The fruit that I experienced in San Francisco was rooted in our group’s approach to the Walk. Organized by the St. Thomas Aquinas Catholic Center, our trip was treated not as an isolated event but as a pilgrimage, and our weekend was filled with prayer, the sacraments, and a series of beautiful talks and testimonies. It was through these sources of grace that my attitude towards the Walk, and toward the pro-life movement as a whole, began to shift. This began during a holy hour on Friday evening, when a mother shared the story of the many blessings poured out on her and her family when she chose life and adoption upon becoming pregnant after sexual assault. The impact of her joyful message deepened when contrasted with the poignant sorrow of the family in front of me at the Walk the next day, carrying signs that mourned the loved one they had lost to abortion.
Such experiences continued, one after another. One of the Sisters of Life shared with our group what she knew of the hearts of pregnant women, of their fear and uncertainty and their need for affirmation and support. The gospel reading at Mass on Saturday told of the Annunciation, of Mary opening her heart and womb to our Savior. One of our FOCUS missionaries reflected that those who oppose us are not the enemy but rather hearts that must be won for Christ.
Through prayer, these encounters began to crystallize into one realization. Prior to the Walk, being pro-life had been, to me, an ideological stance played out in politics and in prayer (insofar as prayer brought about change).
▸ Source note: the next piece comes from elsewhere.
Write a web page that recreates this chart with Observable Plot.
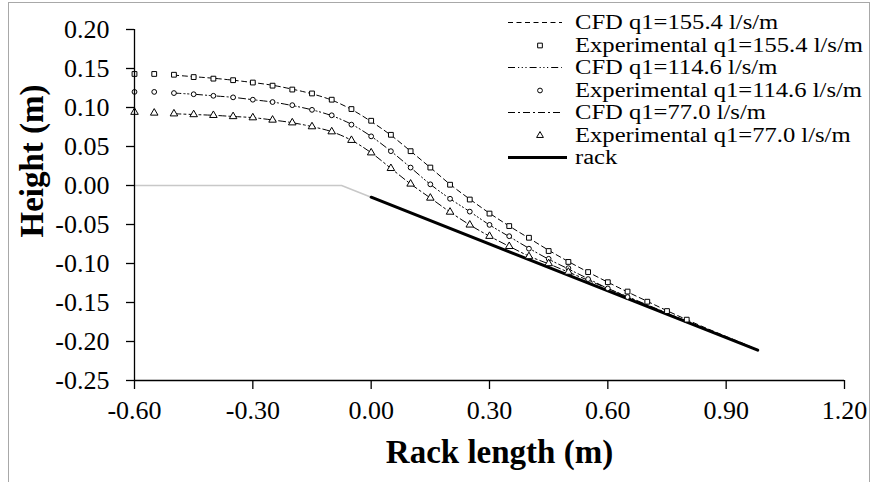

But as I meditated on the joy of that mother who welcomed a child not expected, the sorrow of the family missing a member, the openness of Our Lady, and our call to love both vulnerable mothers and vehement pro-choice protesters, I realized that being pro-life is not a label or an opinion or even a lifestyle, but an attitude of the heart. It is interior, not exterior.
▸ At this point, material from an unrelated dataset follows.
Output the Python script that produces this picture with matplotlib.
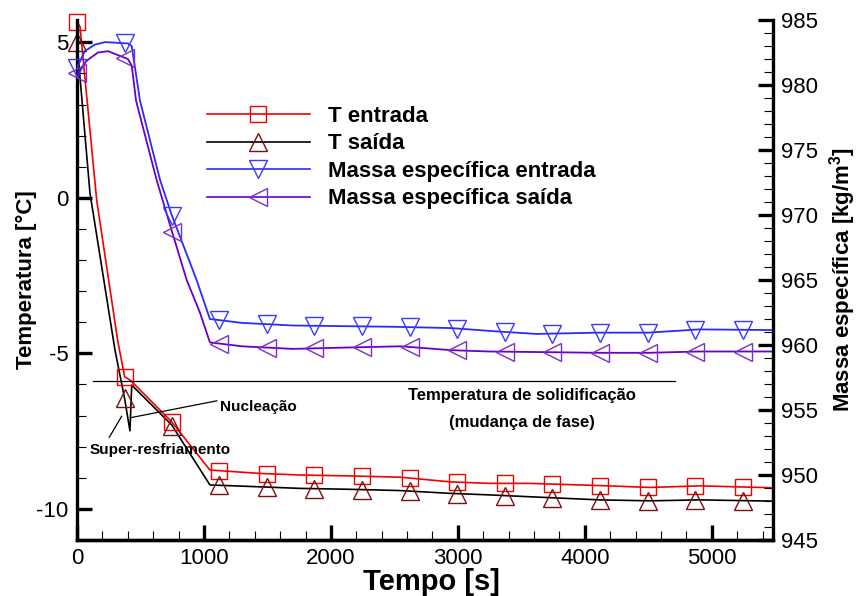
import numpy as np
import matplotlib.pyplot as plt
from matplotlib.lines import Line2D
from matplotlib.font_manager import FontProperties

plt.rcParams['font.family'] = ['Liberation Sans', 'DejaVu Sans']
plt.rcParams['axes.unicode_minus'] = False

# temperatura de entrada / saida [C] vs tempo [s]
t_Tin = [0, 24, 155, 181, 320, 375, 422, 746, 1047, 1441, 1756, 2150, 2543,
         2937, 3252, 3567, 4118, 4512, 4906, 5480]
T_in = [5.67, 5.5, -0.07, -0.78, -4.57, -5.75, -5.87, -7.2, -8.75, -8.86, -8.91,
        -8.94, -8.98, -9.13, -9.18, -9.18, -9.25, -9.31, -9.26, -9.32]

t_Tout = [0, 102, 299, 375, 417, 431, 746, 1047, 1441, 1756, 2150, 2543, 2937,
          3252, 3567, 4118, 4512, 4906, 5480]
T_out = [5.0, 0.16, -4.89, -6.45, -7.49, -6.02, -7.3, -9.23, -9.29, -9.34, -9.37,
         -9.41, -9.50, -9.55, -9.61, -9.71, -9.74, -9.71, -9.75]

# massa especifica [kg/m3]
t_rin = [0, 60, 140, 220, 400, 431, 496, 654, 746, 942, 1047, 1300, 1700, 2500,
         2950, 3300, 3620, 4100, 4500, 4900, 5480]
rho_in = [981.3, 982.6, 983.1, 983.3, 983.2, 983.0, 978.8, 972.7, 970.0, 965.0,
          962.0, 961.7, 961.5, 961.4, 961.3, 961.05, 960.85, 960.95, 960.95,
          961.2, 961.15]

t_rout = [0, 80, 165, 245, 400, 431, 465, 627, 746, 864, 968, 1047, 1300, 1700,
          2100, 2550, 2950, 3250, 3700, 4100, 4500, 4900, 5480]
rho_out = [980.9, 981.9, 982.5, 982.6, 982.0, 981.5, 978.8, 972.7, 968.8, 965.0,
           962.5, 960.2, 959.9, 959.7, 959.8, 959.9, 959.6, 959.5, 959.45, 959.4,
           959.4, 959.5, 959.5]

marker_t = [0, 375, 750, 1120, 1495, 1870, 2245, 2620, 2995, 3370, 3745, 4120,
            4495, 4870, 5245]

T_solid = -5.9
t_solid = [123, 4709]

labels = ['T entrada', 'T saída', 'Massa específica entrada', 'Massa específica saída']

fig = plt.figure(figsize=(8.59, 5.96), dpi=100)
ax = fig.add_axes([77 / 859, 56 / 596, 695.7 / 859, 520 / 596])
ax2 = ax.twinx()

red, maroon = '#f00000', '#7a1010'
blue, blue_m = '#2a2aff', '#3a3aff'
purple, purple_m = '#6a00c8', '#7a30c8'

ax.plot(t_Tin, T_in, color=red, lw=1.2)
ax.plot(t_Tout, T_out, color='black', lw=1.2)
ax.plot(marker_t, np.interp(marker_t, t_Tin, T_in), ls='none', marker='s', ms=12,
        mfc='none', mec=red, mew=1.0, clip_on=False)
ax.plot(marker_t, np.interp(marker_t, t_Tout, T_out), ls='none', marker='^', ms=13,
        mfc='none', mec=maroon, mew=1.0, clip_on=False)

ax2.plot(t_rin, rho_in, color=blue, lw=1.3)
ax2.plot(t_rout, rho_out, color=purple, lw=1.3)
ax2.plot(marker_t, np.interp(marker_t, t_rin, rho_in), ls='none', marker='v', ms=13,
         mfc='none', mec=blue_m, mew=1.0, clip_on=False)
ax2.plot(marker_t, np.interp(marker_t, t_rout, rho_out), ls='none', marker='<', ms=13,
         mfc='none', mec=purple_m, mew=1.0, clip_on=False)

# linha de solidificacao e anotacoes
ax.plot(t_solid, [T_solid, T_solid], color='black', lw=0.9)
ax.text(3507, -6.34, 'Temperatura de solidificação', fontsize=12, weight='bold',
        ha='center', va='center')
ax.text(3507, -7.23, '(mudança de fase)', fontsize=12, weight='bold',
        ha='center', va='center')
ax.plot([1101, 431], [-6.525, -7.06], color='black', lw=0.9)
ax.text(1127, -6.73, 'Nucleação', fontsize=11, weight='bold', ha='left', va='center')
ax.plot([254, 352], [-7.70, -7.02], color='black', lw=0.9)
ax.text(97, -8.11, 'Super-resfriamento', fontsize=11, weight='bold', ha='left', va='center')

# eixos
ax.set_xlim(0, 5480)
ax.set_ylim(-11, 5.72)
ax2.set_ylim(945, 985)
ax.set_xticks(range(0, 5001, 1000))
ax.set_xticks(range(0, 5480, 200), minor=True)
ax.set_yticks([-10, -5, 0, 5])
ax.set_yticks(range(-11, 6), minor=True)
ax2.set_yticks(range(945, 986, 5))
ax2.set_yticks(range(945, 986), minor=True)

for a in (ax, ax2):
    a.spines['top'].set_visible(False)
    for s in ('left', 'right', 'bottom'):
        a.spines[s].set_linewidth(2.4)
    a.tick_params(which='major', direction='in', length=11, width=2.4,
                  labelsize=16, pad=6)
    a.tick_params(which='minor', direction='in', length=6.5, width=0.8)
ax.tick_params(which='both', right=False)
ax.spines['right'].set_visible(False)
ax2.spines['left'].set_visible(False)

ax.set_xlabel('Tempo [s]', fontsize=21, weight='bold')
ax.xaxis.set_label_coords(0.509, -0.054)
ax.set_ylabel('Temperatura [°C]', fontsize=16, weight='bold', ha='center', va='center')
ax.yaxis.set_label_coords(-0.072, 0.5)
ax2.set_ylabel('Massa específica [kg/m$^\\mathregular{3}$]', fontsize=16,
               weight='bold', ha='center', va='center')
ax2.yaxis.set_label_coords((843 - 77) / 695.7, 0.5)

handles = [
    Line2D([], [], color=red, lw=1.2, marker='s', ms=12, mfc='none', mec=red),
    Line2D([], [], color='black', lw=1.2, marker='^', ms=13, mfc='none', mec=maroon),
    Line2D([], [], color=blue, lw=1.2, marker='v', ms=13, mfc='none', mec=blue_m),
    Line2D([], [], color=purple, lw=1.2, marker='<', ms=13, mfc='none', mec=purple_m),
]
leg_font = FontProperties(family=['Liberation Sans'], weight='bold', size=16)
fig.legend(handles, labels, loc='upper left', bbox_to_anchor=(206.7 / 859, 1 - 106 / 596),
           frameon=False, numpoints=1, prop=leg_font,
           handlelength=4.65, handletextpad=0.82, labelspacing=0.29,
           borderpad=0, borderaxespad=0)

fig.savefig('out.png', dpi=100)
Being pro-life means, fundamentally, carving out space in our hearts for other human beings. It means making them into a place where others are welcome, where they can rest and discover their dignity.
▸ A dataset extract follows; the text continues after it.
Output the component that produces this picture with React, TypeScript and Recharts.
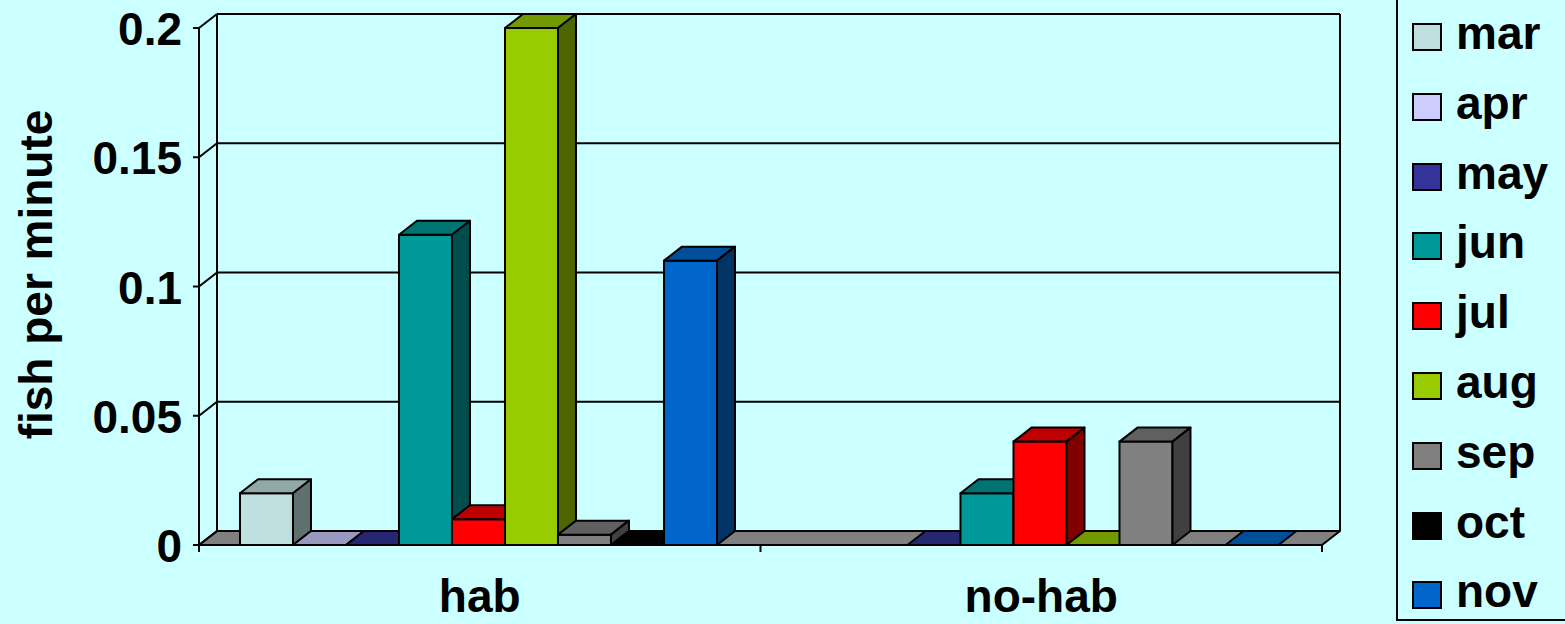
import React from 'react';
import { BarChart, Bar, XAxis, YAxis, CartesianGrid, Legend } from 'recharts';

const categories = ['hab', 'no-hab'];
const months = ['mar', 'apr', 'may', 'jun', 'jul', 'aug', 'sep', 'oct', 'nov'];
const habValues = [0.02, 0, 0, 0.12, 0.01, 0.2, 0.004, 0, 0.11];
const noHabValues = [null, null, 0, 0.02, 0.04, 0, 0.04, null, 0];
const monthColors = ['#C0E0E0', '#CCCCFF', '#333399', '#009999', '#FF0000', '#99CC00', '#808080', '#000000', '#0066CC'];
const yTicks = [0, 0.05, 0.1, 0.15, 0.2];

const seriesByCategory = [habValues, noHabValues];
const data = categories.map((c, ci) => {
  const row: any = { category: c };
  months.forEach((m, mi) => {
    row[m] = seriesByCategory[ci][mi];
  });
  return row;
});

const DX = 18;
const DY = 14;
const BG = '#CCFFFF';
const FONT = '"Liberation Sans", Arial, Helvetica, sans-serif';
const FS = 46;
const SW = 2;

function shade(hex: string, f: number) {
  const n = parseInt(hex.slice(1), 16);
  const r = Math.round(((n >> 16) & 255) * f);
  const g = Math.round(((n >> 8) & 255) * f);
  const b = Math.round((n & 255) * f);
  return `rgb(${r},${g},${b})`;
}

function Box3D(props: any) {
  const { x, y, width, height, payload, k, color } = props;
  if (!payload || payload[k] == null) return <g />;
  const h = Math.max(0, height || 0);
  const top = `${x},${y} ${x + DX},${y - DY} ${x + width + DX},${y - DY} ${x + width},${y}`;
  const side = `${x + width},${y} ${x + width + DX},${y - DY} ${x + width + DX},${y + h - DY} ${x + width},${y + h}`;
  return (
    <g strokeLinejoin="round">
      {h > 0 && <rect x={x} y={y} width={width} height={h} fill={color} stroke="#000" strokeWidth={SW} />}
      <polygon points={top} fill={shade(color, 0.75)} stroke="#000" strokeWidth={SW} />
      {h > 0 && <polygon points={side} fill={shade(color, 0.5)} stroke="#000" strokeWidth={SW} />}
    </g>
  );
}

function GridLine(props: any) {
  const { x, y, width, height, y1, index } = props;
  const bottom = y + height;
  const right = x + width;
  const parts: any[] = [];
  if (index === 0) {
    parts.push(
      <polygon
        key="floor"
        points={`${x},${bottom} ${right},${bottom} ${right + DX},${bottom - DY} ${x + DX},${bottom - DY}`}
        fill="#808080"
        stroke="#000"
        strokeWidth={SW}
        strokeLinejoin="round"
      />
    );
    parts.push(<line key="wl" x1={x + DX} y1={y - DY} x2={x + DX} y2={bottom - DY} stroke="#000" strokeWidth={SW} />);
    parts.push(<line key="wr" x1={right + DX} y1={y - DY} x2={right + DX} y2={bottom - DY} stroke="#000" strokeWidth={SW} />);
    const n = categories.length;
    for (let i = 0; i <= n; i++) {
      const tx = x + (i * width) / n;
      parts.push(<line key={`t${i}`} x1={tx} y1={bottom} x2={tx} y2={bottom + 7} stroke="#000" strokeWidth={SW} />);
    }
  }
  parts.push(<line key="d" x1={x} y1={y1} x2={x + DX} y2={y1 - DY} stroke="#000" strokeWidth={SW} />);
  parts.push(<line key="b" x1={x + DX} y1={y1 - DY} x2={right + DX} y2={y1 - DY} stroke="#000" strokeWidth={SW} />);
  return <g key={`g-${index}`}>{parts}</g>;
}

function YTick(props: any) {
  const { x, y, payload } = props;
  return (
    <text x={x} y={y} dx={-9} dy={17} textAnchor="end" fontFamily={FONT} fontWeight="bold" fontSize={FS} fill="#000">
      {String(payload.value)}
    </text>
  );
}

function XTick(props: any) {
  const { x, y, payload } = props;
  return (
    <text x={x} y={y} dy={67} textAnchor="middle" fontFamily={FONT} fontWeight="bold" fontSize={FS} fill="#000">
      {payload.value}
    </text>
  );
}

function renderYTitle(props: any) {
  const vb = props.viewBox || { x: 0, y: 28, width: 199, height: 517 };
  const cx = 52;
  const cy = vb.y + vb.height / 2 - 12;
  return (
    <text
      x={cx}
      y={cy}
      transform={`rotate(-90 ${cx} ${cy})`}
      textAnchor="middle"
      fontFamily={FONT}
      fontWeight="bold"
      fontSize={FS}
      fill="#000"
    >
      fish per minute
    </text>
  );
}

function LegendContent(props: any) {
  const payload = [...(props.payload || [])].sort(
    (a: any, b: any) => months.indexOf(a.value) - months.indexOf(b.value)
  );
  return (
    <div
      style={{
        position: 'absolute',
        left: 0,
        top: -20,
        width: 200,
        height: 641,
        boxSizing: 'border-box',
        border: '2px solid #000',
        background: BG,
      }}
    >
      {payload.map((item: any, i: number) => {
        const center = 37 + i * 69.8 + 18;
        return (
          <React.Fragment key={item.value}>
            <div
              style={{
                position: 'absolute',
                left: 14,
                top: center - 14,
                width: 30,
                height: 28,
                boxSizing: 'border-box',
                border: '2px solid #000',
                background: item.color,
              }}
            />
            <div
              style={{
                position: 'absolute',
                left: 58,
                top: center - 27,
                fontFamily: FONT,
                fontWeight: 'bold',
                fontSize: FS,
                lineHeight: `${FS}px`,
                color: '#000',
                whiteSpace: 'nowrap',
              }}
            >
              {item.value}
            </div>
          </React.Fragment>
        );
      })}
    </div>
  );
}

export default function App() {
  return (
    <div style={{ position: 'absolute', left: 0, top: 0, width: 1565, height: 624, background: BG, overflow: 'hidden' }}>
      <BarChart
        width={1565}
        height={624}
        data={data}
        margin={{ top: 28, right: 243, bottom: 0, left: 0 }}
        barCategoryGap="7.3%"
        barGap={0}
      >
        <CartesianGrid horizontal={GridLine as any} vertical={false} fill="none" stroke="#000" />
        <XAxis
          dataKey="category"
          height={79}
          axisLine={{ stroke: '#000', strokeWidth: SW }}
          tickLine={false}
          tickSize={0}
          tickMargin={0}
          tick={<XTick />}
          interval={0}
        />
        <YAxis
          width={199}
          domain={[0, 0.2]}
          ticks={yTicks}
          interval={0}
          axisLine={{ stroke: '#000', strokeWidth: SW }}
          tickLine={{ stroke: '#000', strokeWidth: SW }}
          tickSize={6}
          tick={<YTick />}
          label={renderYTitle}
        />
        <Legend
          layout="vertical"
          align="right"
          verticalAlign="top"
          content={<LegendContent />}
          wrapperStyle={{ position: 'absolute', left: 1396, top: 0, width: 0, height: 0, overflow: 'visible' }}
        />
        {months.map((m, i) => (
          <Bar
            key={m}
            dataKey={m}
            fill={monthColors[i]}
            isAnimationActive={false}
            shape={(p: any) => <Box3D {...p} k={m} color={monthColors[i]} />}
          />
        ))}
      </BarChart>
    </div>
  );
}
And how do we do this? We work alongside Christ to excavate and widen our hearts. And then we let His love fill them. So that everyone who looks in can find, reflected back at them, the great worth with which their Father created them and the love that he has for them. Only when we allow ourselves to be transformed in this way can we truly call ourselves pro-life.
Our hearts are for children, the born and the unborn, as we welcome them into our families and our world. Our hearts are for their mothers, as they fight fear and confusion and seek someone who believes in them. Our hearts are for those who have been wounded by abortion, as they long for healing. Our hearts are for the protesters who lined Market Street, as they search for clarity in a culture of death. Our hearts are for the elderly, the terminally ill, and the poor, for the surly Uber driver who took us back to our hotel after Mass one night and for the rapper trying to make it big who tricked us into buying his CD as we walked down the pier.
St. Paul writes that “If I speak in the tongues of men and of angels, but have not love, I am a noisy gong or a clanging cymbal.” (1 Corinthians 13:1). And without love, without the right interior attitude, the Walk for Life, and indeed the pro-life movement, would be just that: more noise absorbed into the deafening roar of our society. But with love, we become an unstoppable movement of transformed hearts that transform hearts. Of hearts with ample space to receive and love every human being that they encounter.
And this is a pro-life movement that can truly bring about change – in San Francisco, in Washington, D.C., in every city and state of the U.S. Even Boulder, Colorado.